[DATASET CONTENT]
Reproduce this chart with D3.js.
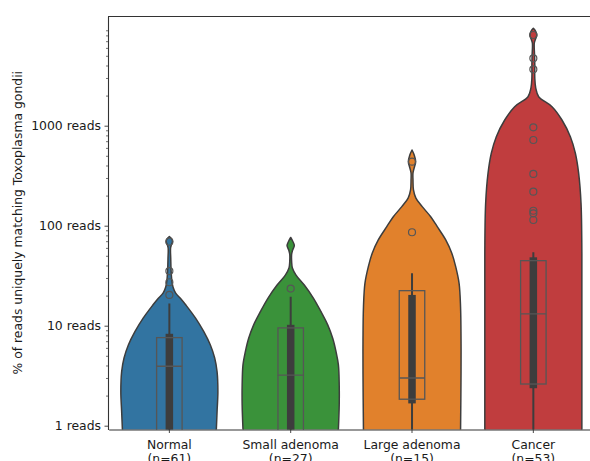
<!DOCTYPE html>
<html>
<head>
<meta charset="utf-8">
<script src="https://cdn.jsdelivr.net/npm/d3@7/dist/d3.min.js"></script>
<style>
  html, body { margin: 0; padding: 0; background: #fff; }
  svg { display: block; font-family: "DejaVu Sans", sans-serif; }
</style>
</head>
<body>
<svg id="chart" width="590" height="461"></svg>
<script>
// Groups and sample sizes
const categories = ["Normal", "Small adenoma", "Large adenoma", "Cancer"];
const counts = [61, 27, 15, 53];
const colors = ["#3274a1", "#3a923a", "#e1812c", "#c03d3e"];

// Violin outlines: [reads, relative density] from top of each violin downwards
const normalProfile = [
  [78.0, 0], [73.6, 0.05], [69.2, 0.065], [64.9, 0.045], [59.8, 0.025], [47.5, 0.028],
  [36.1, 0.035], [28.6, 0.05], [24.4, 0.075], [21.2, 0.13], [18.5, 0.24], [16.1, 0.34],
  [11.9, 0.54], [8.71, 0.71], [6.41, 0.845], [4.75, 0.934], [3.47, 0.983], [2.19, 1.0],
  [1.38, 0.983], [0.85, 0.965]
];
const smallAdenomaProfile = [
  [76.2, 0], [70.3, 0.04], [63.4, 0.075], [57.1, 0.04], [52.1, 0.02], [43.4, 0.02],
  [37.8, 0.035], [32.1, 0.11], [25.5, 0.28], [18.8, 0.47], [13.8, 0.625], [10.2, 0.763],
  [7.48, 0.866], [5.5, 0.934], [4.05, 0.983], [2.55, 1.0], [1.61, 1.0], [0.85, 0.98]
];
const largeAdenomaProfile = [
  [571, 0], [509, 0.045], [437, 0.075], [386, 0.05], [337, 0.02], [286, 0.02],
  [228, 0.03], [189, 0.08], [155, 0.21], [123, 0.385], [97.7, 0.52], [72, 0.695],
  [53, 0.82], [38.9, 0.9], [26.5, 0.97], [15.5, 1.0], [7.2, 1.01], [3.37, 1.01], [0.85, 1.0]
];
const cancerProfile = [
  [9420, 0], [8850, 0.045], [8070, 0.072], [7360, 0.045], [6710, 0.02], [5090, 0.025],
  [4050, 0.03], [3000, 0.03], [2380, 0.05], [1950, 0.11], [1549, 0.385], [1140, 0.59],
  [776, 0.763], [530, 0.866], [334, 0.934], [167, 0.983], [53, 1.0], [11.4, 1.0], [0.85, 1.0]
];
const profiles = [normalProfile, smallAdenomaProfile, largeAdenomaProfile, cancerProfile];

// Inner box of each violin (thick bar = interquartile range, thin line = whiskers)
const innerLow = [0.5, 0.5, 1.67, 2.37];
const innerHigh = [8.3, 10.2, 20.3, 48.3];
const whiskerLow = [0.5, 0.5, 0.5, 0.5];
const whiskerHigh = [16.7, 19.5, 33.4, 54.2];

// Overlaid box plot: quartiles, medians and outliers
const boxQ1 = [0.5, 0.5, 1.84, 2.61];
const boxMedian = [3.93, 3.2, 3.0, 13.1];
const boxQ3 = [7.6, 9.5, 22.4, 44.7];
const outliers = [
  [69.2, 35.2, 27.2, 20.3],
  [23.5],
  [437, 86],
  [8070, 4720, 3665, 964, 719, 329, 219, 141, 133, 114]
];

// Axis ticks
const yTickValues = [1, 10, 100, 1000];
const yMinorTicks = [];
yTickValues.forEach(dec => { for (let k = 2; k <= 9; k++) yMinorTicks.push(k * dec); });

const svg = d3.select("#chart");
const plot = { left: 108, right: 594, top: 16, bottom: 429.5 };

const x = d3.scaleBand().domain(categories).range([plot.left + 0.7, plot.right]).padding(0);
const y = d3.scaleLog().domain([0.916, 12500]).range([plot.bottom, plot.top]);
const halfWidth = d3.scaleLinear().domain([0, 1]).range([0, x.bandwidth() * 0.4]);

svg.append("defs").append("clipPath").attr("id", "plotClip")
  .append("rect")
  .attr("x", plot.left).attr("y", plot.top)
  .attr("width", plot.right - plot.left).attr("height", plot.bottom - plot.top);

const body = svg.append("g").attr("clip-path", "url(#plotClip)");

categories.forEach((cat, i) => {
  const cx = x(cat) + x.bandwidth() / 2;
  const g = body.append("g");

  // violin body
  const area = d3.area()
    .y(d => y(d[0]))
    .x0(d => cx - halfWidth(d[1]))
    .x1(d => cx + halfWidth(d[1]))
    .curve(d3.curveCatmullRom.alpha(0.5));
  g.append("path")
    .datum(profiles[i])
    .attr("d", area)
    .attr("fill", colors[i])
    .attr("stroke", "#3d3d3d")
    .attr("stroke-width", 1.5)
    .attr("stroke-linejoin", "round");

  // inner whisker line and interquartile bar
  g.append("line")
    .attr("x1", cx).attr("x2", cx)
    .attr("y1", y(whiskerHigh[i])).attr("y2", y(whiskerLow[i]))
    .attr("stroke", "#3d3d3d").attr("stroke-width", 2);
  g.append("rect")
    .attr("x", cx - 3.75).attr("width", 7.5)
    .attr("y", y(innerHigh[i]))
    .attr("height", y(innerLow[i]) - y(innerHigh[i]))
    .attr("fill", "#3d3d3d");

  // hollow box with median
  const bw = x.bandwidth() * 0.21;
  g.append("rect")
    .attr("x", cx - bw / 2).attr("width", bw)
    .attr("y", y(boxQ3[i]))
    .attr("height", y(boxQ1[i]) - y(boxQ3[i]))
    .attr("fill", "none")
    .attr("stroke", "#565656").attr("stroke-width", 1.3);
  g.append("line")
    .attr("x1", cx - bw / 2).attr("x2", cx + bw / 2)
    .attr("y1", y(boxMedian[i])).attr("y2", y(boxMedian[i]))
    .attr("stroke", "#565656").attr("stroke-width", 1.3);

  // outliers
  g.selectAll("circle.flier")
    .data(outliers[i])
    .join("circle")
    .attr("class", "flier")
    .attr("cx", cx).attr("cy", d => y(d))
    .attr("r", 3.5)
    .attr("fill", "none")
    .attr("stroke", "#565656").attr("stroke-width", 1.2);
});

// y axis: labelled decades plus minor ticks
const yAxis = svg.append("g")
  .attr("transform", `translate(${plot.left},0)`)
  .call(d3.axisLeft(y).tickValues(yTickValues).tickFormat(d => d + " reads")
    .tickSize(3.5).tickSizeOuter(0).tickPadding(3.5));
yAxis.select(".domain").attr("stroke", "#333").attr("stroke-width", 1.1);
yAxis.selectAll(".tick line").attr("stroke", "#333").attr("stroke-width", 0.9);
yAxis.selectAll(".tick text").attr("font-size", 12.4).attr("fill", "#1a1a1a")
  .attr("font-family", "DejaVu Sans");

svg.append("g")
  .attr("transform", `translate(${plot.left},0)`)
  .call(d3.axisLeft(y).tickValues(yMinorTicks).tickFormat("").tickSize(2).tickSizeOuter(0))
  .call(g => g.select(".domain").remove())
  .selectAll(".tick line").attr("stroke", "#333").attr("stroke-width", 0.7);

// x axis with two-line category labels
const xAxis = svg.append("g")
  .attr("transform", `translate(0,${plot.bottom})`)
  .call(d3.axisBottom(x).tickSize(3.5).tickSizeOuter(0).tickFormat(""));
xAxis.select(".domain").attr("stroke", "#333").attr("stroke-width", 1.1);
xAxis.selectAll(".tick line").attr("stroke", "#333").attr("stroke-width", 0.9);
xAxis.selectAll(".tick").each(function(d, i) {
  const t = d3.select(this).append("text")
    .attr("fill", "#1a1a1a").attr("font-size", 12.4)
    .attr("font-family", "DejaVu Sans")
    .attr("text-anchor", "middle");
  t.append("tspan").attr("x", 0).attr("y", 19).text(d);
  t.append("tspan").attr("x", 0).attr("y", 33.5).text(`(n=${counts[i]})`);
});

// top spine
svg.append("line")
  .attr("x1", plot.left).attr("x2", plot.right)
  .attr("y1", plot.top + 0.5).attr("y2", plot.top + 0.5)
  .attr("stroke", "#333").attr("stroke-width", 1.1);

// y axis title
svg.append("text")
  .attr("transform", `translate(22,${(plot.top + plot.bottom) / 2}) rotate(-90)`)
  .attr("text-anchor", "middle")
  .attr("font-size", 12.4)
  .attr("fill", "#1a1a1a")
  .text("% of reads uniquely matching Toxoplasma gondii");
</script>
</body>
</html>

[WHAT YOU ARE ASKED TO DO] Starting at the first line of the material, output exactly the lines up to and including the one with "const whiskerHigh = [16.7, 19.5, 33.4, 54.2];". Do not include the pictures.

[EXERCISE SOLUTION]
Reproduce this chart with D3.js.
<!DOCTYPE html>
<html>
<head>
<meta charset="utf-8">
<script src="https://cdn.jsdelivr.net/npm/d3@7/dist/d3.min.js"></script>
<style>
  html, body { margin: 0; padding: 0; background: #fff; }
  svg { display: block; font-family: "DejaVu Sans", sans-serif; }
</style>
</head>
<body>
<svg id="chart" width="590" height="461"></svg>
<script>
// Groups and sample sizes
const categories = ["Normal", "Small adenoma", "Large adenoma", "Cancer"];
const counts = [61, 27, 15, 53];
const colors = ["#3274a1", "#3a923a", "#e1812c", "#c03d3e"];

// Violin outlines: [reads, relative density] from top of each violin downwards
const normalProfile = [
  [78.0, 0], [73.6, 0.05], [69.2, 0.065], [64.9, 0.045], [59.8, 0.025], [47.5, 0.028],
  [36.1, 0.035], [28.6, 0.05], [24.4, 0.075], [21.2, 0.13], [18.5, 0.24], [16.1, 0.34],
  [11.9, 0.54], [8.71, 0.71], [6.41, 0.845], [4.75, 0.934], [3.47, 0.983], [2.19, 1.0],
  [1.38, 0.983], [0.85, 0.965]
];
const smallAdenomaProfile = [
  [76.2, 0], [70.3, 0.04], [63.4, 0.075], [57.1, 0.04], [52.1, 0.02], [43.4, 0.02],
  [37.8, 0.035], [32.1, 0.11], [25.5, 0.28], [18.8, 0.47], [13.8, 0.625], [10.2, 0.763],
  [7.48, 0.866], [5.5, 0.934], [4.05, 0.983], [2.55, 1.0], [1.61, 1.0], [0.85, 0.98]
];
const largeAdenomaProfile = [
  [571, 0], [509, 0.045], [437, 0.075], [386, 0.05], [337, 0.02], [286, 0.02],
  [228, 0.03], [189, 0.08], [155, 0.21], [123, 0.385], [97.7, 0.52], [72, 0.695],
  [53, 0.82], [38.9, 0.9], [26.5, 0.97], [15.5, 1.0], [7.2, 1.01], [3.37, 1.01], [0.85, 1.0]
];
const cancerProfile = [
  [9420, 0], [8850, 0.045], [8070, 0.072], [7360, 0.045], [6710, 0.02], [5090, 0.025],
  [4050, 0.03], [3000, 0.03], [2380, 0.05], [1950, 0.11], [1549, 0.385], [1140, 0.59],
  [776, 0.763], [530, 0.866], [334, 0.934], [167, 0.983], [53, 1.0], [11.4, 1.0], [0.85, 1.0]
];
const profiles = [normalProfile, smallAdenomaProfile, largeAdenomaProfile, cancerProfile];

// Inner box of each violin (thick bar = interquartile range, thin line = whiskers)
const innerLow = [0.5, 0.5, 1.67, 2.37];
const innerHigh = [8.3, 10.2, 20.3, 48.3];
const whiskerLow = [0.5, 0.5, 0.5, 0.5];
const whiskerHigh = [16.7, 19.5, 33.4, 54.2];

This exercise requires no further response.